═════ DATA EXCERPT ═════

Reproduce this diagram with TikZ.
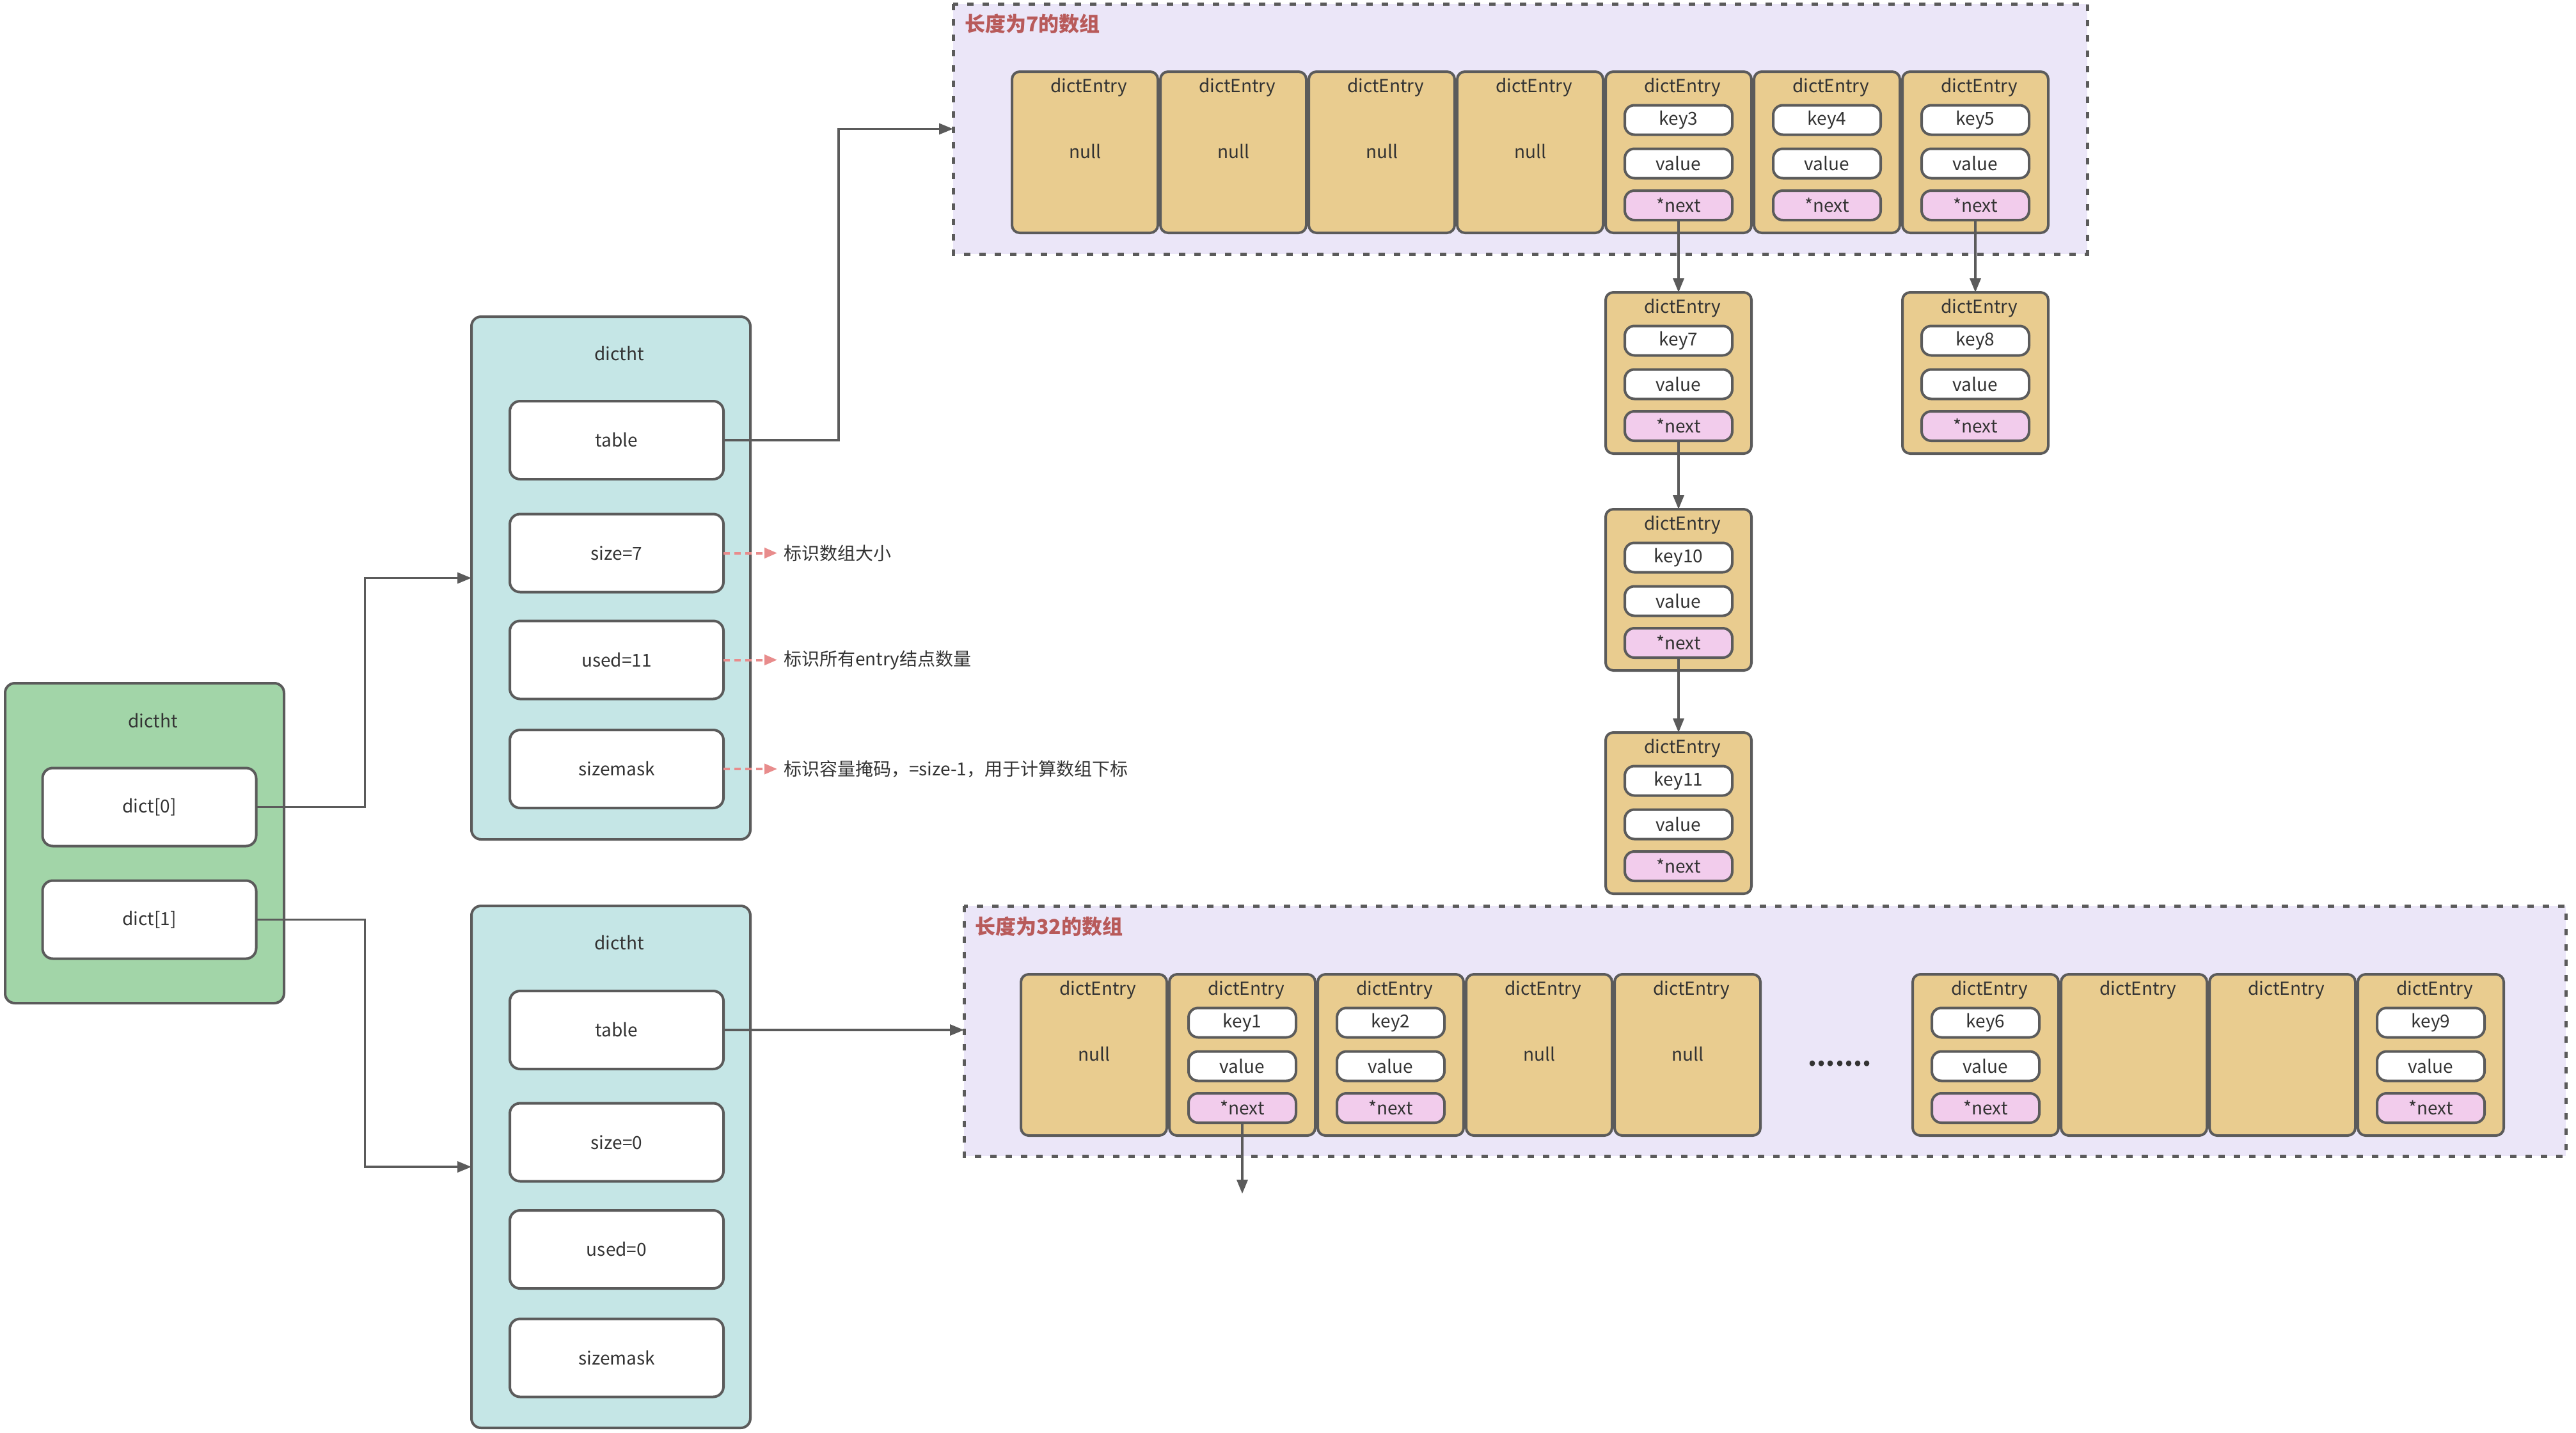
\documentclass[tikz,border=0pt]{standalone}
\usepackage{fontspec}
\setmainfont{Noto Sans CJK SC}
\usetikzlibrary{arrows.meta,calc}
\definecolor{lineC}{HTML}{5B5B5B}
\definecolor{entryC}{HTML}{E9CC8F}
\definecolor{nextC}{HTML}{F2CCEC}
\definecolor{arrC}{HTML}{EBE6F8}
\definecolor{htC}{HTML}{C5E6E6}
\definecolor{dictC}{HTML}{A2D5A8}
\definecolor{labC}{HTML}{B85A5A}
\definecolor{annoC}{HTML}{E88C8C}
\definecolor{txtC}{HTML}{333333}
\tikzset{
  base/.style={draw=lineC, line width=4pt, inner sep=0pt, outer sep=0pt, text=txtC, font=\fontsize{28}{34}\selectfont},
  entry/.style={base, fill=entryC, rounded corners=12pt, minimum width=228pt, minimum height=252pt, anchor=north west},
  kbox/.style={base, fill=white, rounded corners=15pt, minimum width=168pt, minimum height=46pt},
  nbox/.style={kbox, fill=nextC},
  plain/.style={inner sep=0pt, outer sep=0pt, text=txtC, font=\fontsize{28}{34}\selectfont},
  arrbox/.style={draw=lineC, fill=arrC, line width=5pt, dash pattern=on 10pt off 14pt},
  arrlabel/.style={inner sep=0pt, anchor=west, text=labC, font=\fontsize{32}{38}\selectfont\bfseries},
  htbox/.style={base, fill=htC, rounded corners=15pt, minimum width=436pt, minimum height=817pt, anchor=north west},
  fbox/.style={base, fill=white, rounded corners=16pt, minimum width=334pt, minimum height=122pt},
  dictbox/.style={base, fill=dictC, rounded corners=15pt, minimum width=436pt, minimum height=500pt, anchor=north west},
  conn/.style={draw=lineC, line width=3.5pt, -{Triangle[length=22pt,width=17pt]}},
  anno/.style={draw=annoC, line width=4pt, dash pattern=on 10pt off 7pt, -{Triangle[length=20pt,width=16pt]}},
  annotext/.style={anchor=west, inner xsep=10pt, inner ysep=0pt, outer sep=0pt, text=txtC, font=\fontsize{28}{34}\selectfont},
}
\newcommand\entryfull[4]{%
  \node[entry] (#1) at (#2,#3) {};
  \node[plain] (#1t) at ($(#1.north)+(6,25)$) {dictEntry};
  \node[kbox] (#1k) at ($(#1.north)+(0,75.5)$) {#4};
  \node[kbox] (#1v) at ($(#1.north)+(0,143.5)$) {value};
  \node[nbox] (#1n) at ($(#1.north)+(0,209)$) {*next};
}
\newcommand\entrynull[3]{%
  \node[entry] (#1) at (#2,#3) {};
  \node[plain] (#1t) at ($(#1.north)+(6,25)$) {dictEntry};
  \node[plain] (#1z) at ($(#1.north)+(0,125)$) {null};
}
\newcommand\entryempty[3]{%
  \node[entry] (#1) at (#2,#3) {};
  \node[plain] (#1t) at ($(#1.north)+(6,25)$) {dictEntry};
}
\begin{document}
\begin{tikzpicture}[x=1pt,y=-1pt]
\useasboundingbox (0,0) rectangle (4027,2239);
\fill[white] (0,0) rectangle (4027,2239);

% array boxes
\draw[arrbox] (1490,6) rectangle (3263,397);
\node[draw=none, minimum width=1773pt, minimum height=391pt, anchor=north west, inner sep=0pt, outer sep=0pt] (arr7) at (1490,6) {};
\node[arrlabel] (lab7) at (1508,37) {长度为7的数组};

\draw[arrbox] (1507,1416) rectangle (4011,1807);
\node[draw=none, minimum width=2504pt, minimum height=391pt, anchor=north west, inner sep=0pt, outer sep=0pt] (arr32) at (1507,1416) {};
\node[arrlabel] (lab32) at (1524,1448) {长度为32的数组};

% top row
\entrynull{Ea}{1582}{112}
\entrynull{Eb}{1814}{112}
\entrynull{Ec}{2046}{112}
\entrynull{Ed}{2278}{112}
\entryfull{Ee}{2510}{112}{key3}
\entryfull{Ef}{2742}{112}{key4}
\entryfull{Eg}{2974}{112}{key5}

% chains
\entryfull{Ch7}{2510}{457}{key7}
\entryfull{Ch10}{2510}{796}{key10}
\entryfull{Ch11}{2510}{1145}{key11}
\entryfull{Ch8}{2974}{457}{key8}

% bottom row
\entrynull{La}{1596}{1523}
\entryfull{Lb}{1828}{1523}{key1}
\entryfull{Lc}{2060}{1523}{key2}
\entrynull{Ld}{2292}{1523}
\entrynull{Le}{2524}{1523}
\node[inner sep=0pt, text=txtC, font=\fontsize{40}{48}\selectfont\bfseries] (dots) at (2876,1663) {.......};
\entryfull{Lf}{2990}{1523}{key6}
\entryempty{Lg}{3222}{1523}
\entryempty{Lh}{3454}{1523}
\entryfull{Li}{3686}{1523}{key9}

% dict
\node[dictbox] (dict) at (8,1068) {};
\node[plain] (dictT) at (239,1127) {dictht};
\node[fbox] (d0) at (233.5,1261.5) {dict[0]};
\node[fbox] (d1) at (233.5,1437.5) {dict[1]};

% upper dictht
\node[htbox] (ht1) at (737,495) {};
\node[plain] (ht1T) at (968,553) {dictht};
\node[fbox] (t1) at (964,688) {table};
\node[fbox] (s1) at (964,864.5) {size=7};
\node[fbox] (u1) at (964,1031.5) {used=11};
\node[fbox] (m1) at (964,1202) {sizemask};

% lower dictht
\node[htbox, minimum height=816pt] (ht2) at (737,1416) {};
\node[plain] (ht2T) at (968,1474) {dictht};
\node[fbox] (t2) at (964,1610) {table};
\node[fbox] (s2) at (964,1785.5) {size=0};
\node[fbox] (u2) at (964,1953) {used=0};
\node[fbox] (m2) at (964,2122.5) {sizemask};

% annotations
\node[annotext] (a1) at (1215,864.5) {标识数组大小};
\node[annotext] (a2) at (1215,1031.5) {标识所有entry结点数量};
\node[annotext] (a3) at (1215,1202) {标识容量掩码，=size-1，用于计算数组下标};
\draw[anno] (s1.east) -- (a1.west);
\draw[anno] (u1.east) -- (a2.west);
\draw[anno] (m1.east) -- (a3.west);

% connectors
\draw[conn] (d0.east) -- ++(170,0) |- (ht1.west);
\draw[conn] (d1.east) -- ++(170,0) |- (ht2.west);
\draw[conn] (t1.east) -- ++(180,0) |- (arr7.west);
\draw[conn] (t2.east) -- (t2.east -| arr32.west);
\draw[conn] (Een.south) -- (Ee.south |- Ch7.north);
\draw[conn] (Egn.south) -- (Eg.south |- Ch8.north);
\draw[conn] (Ch7n.south) -- (Ch10.north);
\draw[conn] (Ch10n.south) -- (Ch11.north);
\coordinate (lbend) at (1942,1866);
\draw[conn] (Lbn.south) -- (lbend);
\end{tikzpicture}
\end{document}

═════

◆ WHAT THE TASK ASKS ◆
Retype the whole listing exactly and leave the pictures out.

◆ CORRECT OUTPUT ◆
Reproduce this diagram with TikZ.
\documentclass[tikz,border=0pt]{standalone}
\usepackage{fontspec}
\setmainfont{Noto Sans CJK SC}
\usetikzlibrary{arrows.meta,calc}
\definecolor{lineC}{HTML}{5B5B5B}
\definecolor{entryC}{HTML}{E9CC8F}
\definecolor{nextC}{HTML}{F2CCEC}
\definecolor{arrC}{HTML}{EBE6F8}
\definecolor{htC}{HTML}{C5E6E6}
\definecolor{dictC}{HTML}{A2D5A8}
\definecolor{labC}{HTML}{B85A5A}
\definecolor{annoC}{HTML}{E88C8C}
\definecolor{txtC}{HTML}{333333}
\tikzset{
  base/.style={draw=lineC, line width=4pt, inner sep=0pt, outer sep=0pt, text=txtC, font=\fontsize{28}{34}\selectfont},
  entry/.style={base, fill=entryC, rounded corners=12pt, minimum width=228pt, minimum height=252pt, anchor=north west},
  kbox/.style={base, fill=white, rounded corners=15pt, minimum width=168pt, minimum height=46pt},
  nbox/.style={kbox, fill=nextC},
  plain/.style={inner sep=0pt, outer sep=0pt, text=txtC, font=\fontsize{28}{34}\selectfont},
  arrbox/.style={draw=lineC, fill=arrC, line width=5pt, dash pattern=on 10pt off 14pt},
  arrlabel/.style={inner sep=0pt, anchor=west, text=labC, font=\fontsize{32}{38}\selectfont\bfseries},
  htbox/.style={base, fill=htC, rounded corners=15pt, minimum width=436pt, minimum height=817pt, anchor=north west},
  fbox/.style={base, fill=white, rounded corners=16pt, minimum width=334pt, minimum height=122pt},
  dictbox/.style={base, fill=dictC, rounded corners=15pt, minimum width=436pt, minimum height=500pt, anchor=north west},
  conn/.style={draw=lineC, line width=3.5pt, -{Triangle[length=22pt,width=17pt]}},
  anno/.style={draw=annoC, line width=4pt, dash pattern=on 10pt off 7pt, -{Triangle[length=20pt,width=16pt]}},
  annotext/.style={anchor=west, inner xsep=10pt, inner ysep=0pt, outer sep=0pt, text=txtC, font=\fontsize{28}{34}\selectfont},
}
\newcommand\entryfull[4]{%
  \node[entry] (#1) at (#2,#3) {};
  \node[plain] (#1t) at ($(#1.north)+(6,25)$) {dictEntry};
  \node[kbox] (#1k) at ($(#1.north)+(0,75.5)$) {#4};
  \node[kbox] (#1v) at ($(#1.north)+(0,143.5)$) {value};
  \node[nbox] (#1n) at ($(#1.north)+(0,209)$) {*next};
}
\newcommand\entrynull[3]{%
  \node[entry] (#1) at (#2,#3) {};
  \node[plain] (#1t) at ($(#1.north)+(6,25)$) {dictEntry};
  \node[plain] (#1z) at ($(#1.north)+(0,125)$) {null};
}
\newcommand\entryempty[3]{%
  \node[entry] (#1) at (#2,#3) {};
  \node[plain] (#1t) at ($(#1.north)+(6,25)$) {dictEntry};
}
\begin{document}
\begin{tikzpicture}[x=1pt,y=-1pt]
\useasboundingbox (0,0) rectangle (4027,2239);
\fill[white] (0,0) rectangle (4027,2239);

% array boxes
\draw[arrbox] (1490,6) rectangle (3263,397);
\node[draw=none, minimum width=1773pt, minimum height=391pt, anchor=north west, inner sep=0pt, outer sep=0pt] (arr7) at (1490,6) {};
\node[arrlabel] (lab7) at (1508,37) {长度为7的数组};

\draw[arrbox] (1507,1416) rectangle (4011,1807);
\node[draw=none, minimum width=2504pt, minimum height=391pt, anchor=north west, inner sep=0pt, outer sep=0pt] (arr32) at (1507,1416) {};
\node[arrlabel] (lab32) at (1524,1448) {长度为32的数组};

% top row
\entrynull{Ea}{1582}{112}
\entrynull{Eb}{1814}{112}
\entrynull{Ec}{2046}{112}
\entrynull{Ed}{2278}{112}
\entryfull{Ee}{2510}{112}{key3}
\entryfull{Ef}{2742}{112}{key4}
\entryfull{Eg}{2974}{112}{key5}

% chains
\entryfull{Ch7}{2510}{457}{key7}
\entryfull{Ch10}{2510}{796}{key10}
\entryfull{Ch11}{2510}{1145}{key11}
\entryfull{Ch8}{2974}{457}{key8}

% bottom row
\entrynull{La}{1596}{1523}
\entryfull{Lb}{1828}{1523}{key1}
\entryfull{Lc}{2060}{1523}{key2}
\entrynull{Ld}{2292}{1523}
\entrynull{Le}{2524}{1523}
\node[inner sep=0pt, text=txtC, font=\fontsize{40}{48}\selectfont\bfseries] (dots) at (2876,1663) {.......};
\entryfull{Lf}{2990}{1523}{key6}
\entryempty{Lg}{3222}{1523}
\entryempty{Lh}{3454}{1523}
\entryfull{Li}{3686}{1523}{key9}

% dict
\node[dictbox] (dict) at (8,1068) {};
\node[plain] (dictT) at (239,1127) {dictht};
\node[fbox] (d0) at (233.5,1261.5) {dict[0]};
\node[fbox] (d1) at (233.5,1437.5) {dict[1]};

% upper dictht
\node[htbox] (ht1) at (737,495) {};
\node[plain] (ht1T) at (968,553) {dictht};
\node[fbox] (t1) at (964,688) {table};
\node[fbox] (s1) at (964,864.5) {size=7};
\node[fbox] (u1) at (964,1031.5) {used=11};
\node[fbox] (m1) at (964,1202) {sizemask};

% lower dictht
\node[htbox, minimum height=816pt] (ht2) at (737,1416) {};
\node[plain] (ht2T) at (968,1474) {dictht};
\node[fbox] (t2) at (964,1610) {table};
\node[fbox] (s2) at (964,1785.5) {size=0};
\node[fbox] (u2) at (964,1953) {used=0};
\node[fbox] (m2) at (964,2122.5) {sizemask};

% annotations
\node[annotext] (a1) at (1215,864.5) {标识数组大小};
\node[annotext] (a2) at (1215,1031.5) {标识所有entry结点数量};
\node[annotext] (a3) at (1215,1202) {标识容量掩码，=size-1，用于计算数组下标};
\draw[anno] (s1.east) -- (a1.west);
\draw[anno] (u1.east) -- (a2.west);
\draw[anno] (m1.east) -- (a3.west);

% connectors
\draw[conn] (d0.east) -- ++(170,0) |- (ht1.west);
\draw[conn] (d1.east) -- ++(170,0) |- (ht2.west);
\draw[conn] (t1.east) -- ++(180,0) |- (arr7.west);
\draw[conn] (t2.east) -- (t2.east -| arr32.west);
\draw[conn] (Een.south) -- (Ee.south |- Ch7.north);
\draw[conn] (Egn.south) -- (Eg.south |- Ch8.north);
\draw[conn] (Ch7n.south) -- (Ch10.north);
\draw[conn] (Ch10n.south) -- (Ch11.north);
\coordinate (lbend) at (1942,1866);
\draw[conn] (Lbn.south) -- (lbend);
\end{tikzpicture}
\end{document}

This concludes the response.